By analyzing these evaluation metrics, we can assess the performance of our linear regression model and make informed decisions about its effectiveness in predicting the target variable.

# Summary

#### 6.1 Key Concepts of Linear Regression:

In linear regression, we use mathematical techniques to find the best-fit line that predicts the relationship between input variables and a target variable. The key concepts of linear regression include assumptions, building a regression model, cost function and gradient descent, and model evaluation metrics.

#### 6.2 Practical Applications and Limitations:

Linear regression has numerous practical applications. It can be used to predict housing prices based on factors like the number of bedrooms, area, and location. It is also used in finance to predict stock prices or analyze the impact of interest rates on investments. However, linear regression has limitations. It assumes a linear relationship between variables, and if the relationship is nonlinear, the model may not perform well.

#### 6.3 Importance of Model Evaluation:

Model evaluation is essential to assess the performance and accuracy of our linear regression model. Evaluation metrics like MSE, RMSE, and R-squared help us understand how well our model fits the data and makes predictions. It allows us to compare different models and make improvements if needed.

For example, imagine you are a coach of a basketball team. To evaluate your team's performance, you track their shooting accuracy and the number of points scored. Similarly, in linear regression, model evaluation helps us understand how well our model performs and guides us in making necessary adjustments.

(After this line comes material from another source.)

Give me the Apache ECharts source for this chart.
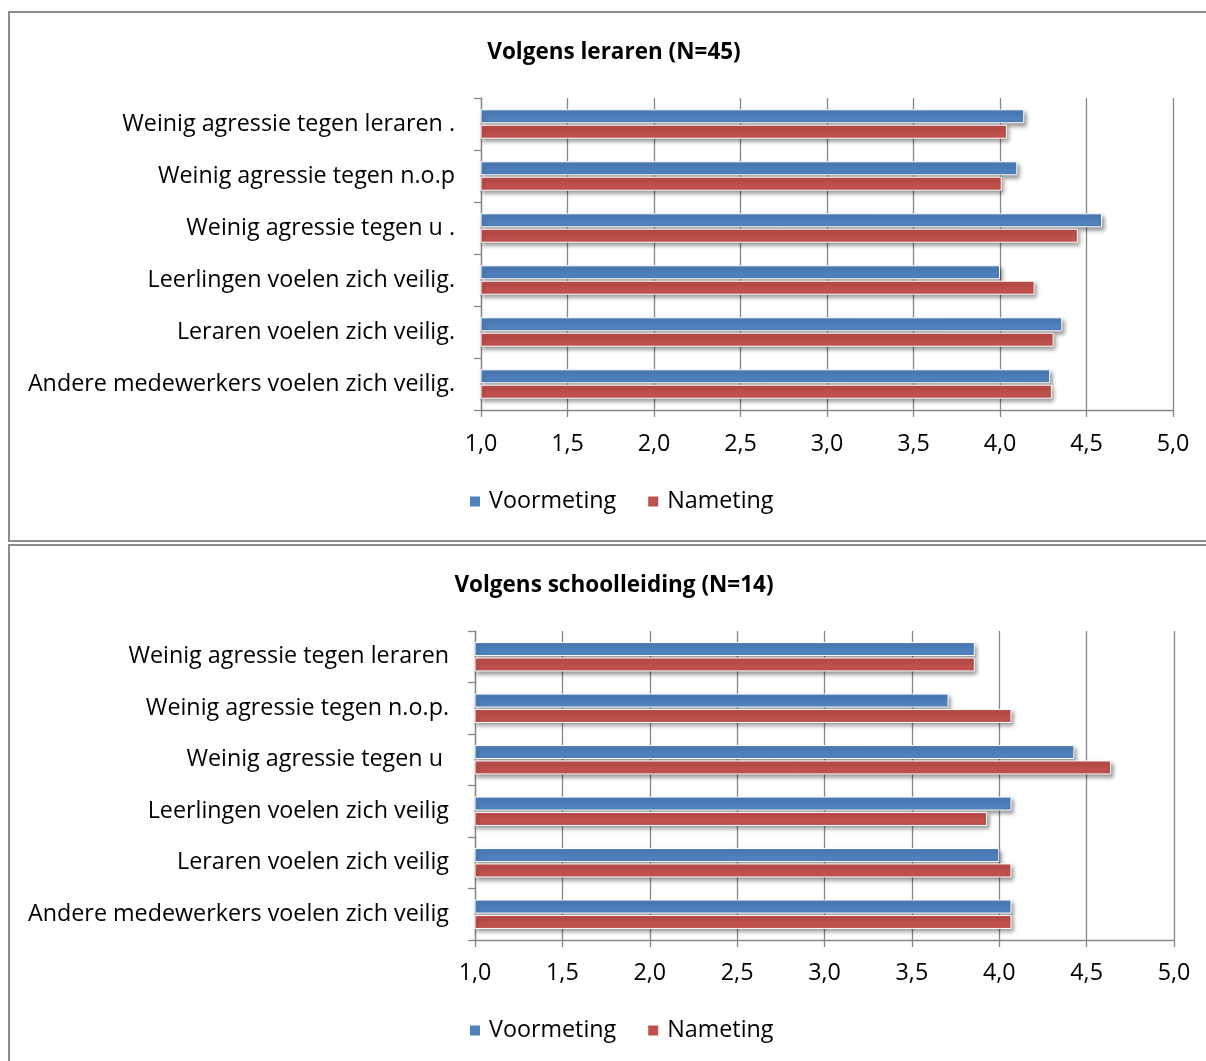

#### 6.4 Next Steps in Machine Learning Journey:

After learning about linear regression, there are several exciting paths to explore in the machine learning journey. You can delve into other regression techniques like polynomial regression, or explore classification algorithms like logistic regression. Additionally, you can dive into more advanced machine learning algorithms such as decision trees, support vector machines, or neural networks.